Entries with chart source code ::
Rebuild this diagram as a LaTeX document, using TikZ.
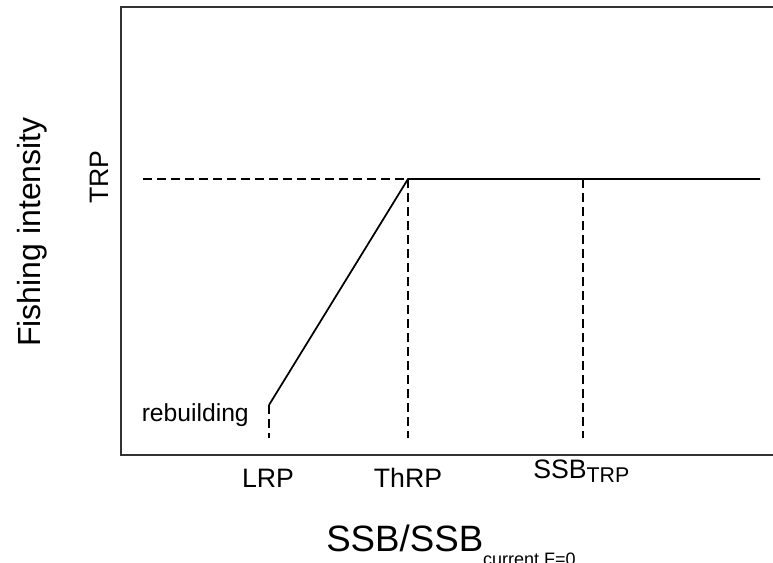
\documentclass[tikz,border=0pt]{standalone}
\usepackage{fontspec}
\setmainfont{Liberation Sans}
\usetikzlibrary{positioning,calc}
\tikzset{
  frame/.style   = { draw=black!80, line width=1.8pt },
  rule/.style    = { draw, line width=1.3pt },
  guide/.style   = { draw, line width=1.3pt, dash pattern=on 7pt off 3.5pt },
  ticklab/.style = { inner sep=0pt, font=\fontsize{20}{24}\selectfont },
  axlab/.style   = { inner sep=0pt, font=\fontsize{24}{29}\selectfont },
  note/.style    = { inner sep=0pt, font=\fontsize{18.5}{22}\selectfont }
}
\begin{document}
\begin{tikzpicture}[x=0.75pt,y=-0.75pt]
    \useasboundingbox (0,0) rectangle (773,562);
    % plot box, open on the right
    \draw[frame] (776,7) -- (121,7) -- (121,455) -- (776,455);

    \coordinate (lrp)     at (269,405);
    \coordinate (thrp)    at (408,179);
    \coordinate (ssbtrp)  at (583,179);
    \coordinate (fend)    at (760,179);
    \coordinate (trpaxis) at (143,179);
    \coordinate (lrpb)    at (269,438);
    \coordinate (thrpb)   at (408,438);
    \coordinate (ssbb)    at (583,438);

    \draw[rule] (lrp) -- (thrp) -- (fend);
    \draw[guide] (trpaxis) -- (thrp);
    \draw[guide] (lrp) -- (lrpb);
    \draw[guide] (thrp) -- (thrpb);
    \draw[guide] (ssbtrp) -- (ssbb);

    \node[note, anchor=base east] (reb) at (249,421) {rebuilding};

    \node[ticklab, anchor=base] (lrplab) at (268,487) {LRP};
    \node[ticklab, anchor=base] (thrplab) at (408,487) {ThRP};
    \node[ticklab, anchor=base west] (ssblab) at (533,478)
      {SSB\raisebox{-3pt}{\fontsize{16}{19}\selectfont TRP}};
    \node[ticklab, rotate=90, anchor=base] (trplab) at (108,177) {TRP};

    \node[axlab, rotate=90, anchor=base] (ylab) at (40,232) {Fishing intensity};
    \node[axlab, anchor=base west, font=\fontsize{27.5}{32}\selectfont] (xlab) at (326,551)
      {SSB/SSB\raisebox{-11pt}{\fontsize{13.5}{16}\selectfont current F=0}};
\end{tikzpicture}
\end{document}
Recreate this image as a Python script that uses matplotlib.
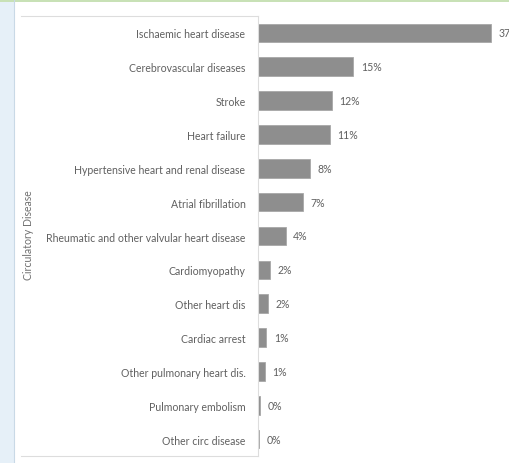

Do this ::
Write the listing out a second time exactly, dropping all images.

Result of the exercise ::
Rebuild this diagram as a LaTeX document, using TikZ.
\documentclass[tikz,border=0pt]{standalone}
\usepackage{fontspec}
\setmainfont{Liberation Sans}
\usetikzlibrary{positioning,calc}
\tikzset{
  frame/.style   = { draw=black!80, line width=1.8pt },
  rule/.style    = { draw, line width=1.3pt },
  guide/.style   = { draw, line width=1.3pt, dash pattern=on 7pt off 3.5pt },
  ticklab/.style = { inner sep=0pt, font=\fontsize{20}{24}\selectfont },
  axlab/.style   = { inner sep=0pt, font=\fontsize{24}{29}\selectfont },
  note/.style    = { inner sep=0pt, font=\fontsize{18.5}{22}\selectfont }
}
\begin{document}
\begin{tikzpicture}[x=0.75pt,y=-0.75pt]
    \useasboundingbox (0,0) rectangle (773,562);
    % plot box, open on the right
    \draw[frame] (776,7) -- (121,7) -- (121,455) -- (776,455);

    \coordinate (lrp)     at (269,405);
    \coordinate (thrp)    at (408,179);
    \coordinate (ssbtrp)  at (583,179);
    \coordinate (fend)    at (760,179);
    \coordinate (trpaxis) at (143,179);
    \coordinate (lrpb)    at (269,438);
    \coordinate (thrpb)   at (408,438);
    \coordinate (ssbb)    at (583,438);

    \draw[rule] (lrp) -- (thrp) -- (fend);
    \draw[guide] (trpaxis) -- (thrp);
    \draw[guide] (lrp) -- (lrpb);
    \draw[guide] (thrp) -- (thrpb);
    \draw[guide] (ssbtrp) -- (ssbb);

    \node[note, anchor=base east] (reb) at (249,421) {rebuilding};

    \node[ticklab, anchor=base] (lrplab) at (268,487) {LRP};
    \node[ticklab, anchor=base] (thrplab) at (408,487) {ThRP};
    \node[ticklab, anchor=base west] (ssblab) at (533,478)
      {SSB\raisebox{-3pt}{\fontsize{16}{19}\selectfont TRP}};
    \node[ticklab, rotate=90, anchor=base] (trplab) at (108,177) {TRP};

    \node[axlab, rotate=90, anchor=base] (ylab) at (40,232) {Fishing intensity};
    \node[axlab, anchor=base west, font=\fontsize{27.5}{32}\selectfont] (xlab) at (326,551)
      {SSB/SSB\raisebox{-11pt}{\fontsize{13.5}{16}\selectfont current F=0}};
\end{tikzpicture}
\end{document}
Recreate this image as a Python script that uses matplotlib.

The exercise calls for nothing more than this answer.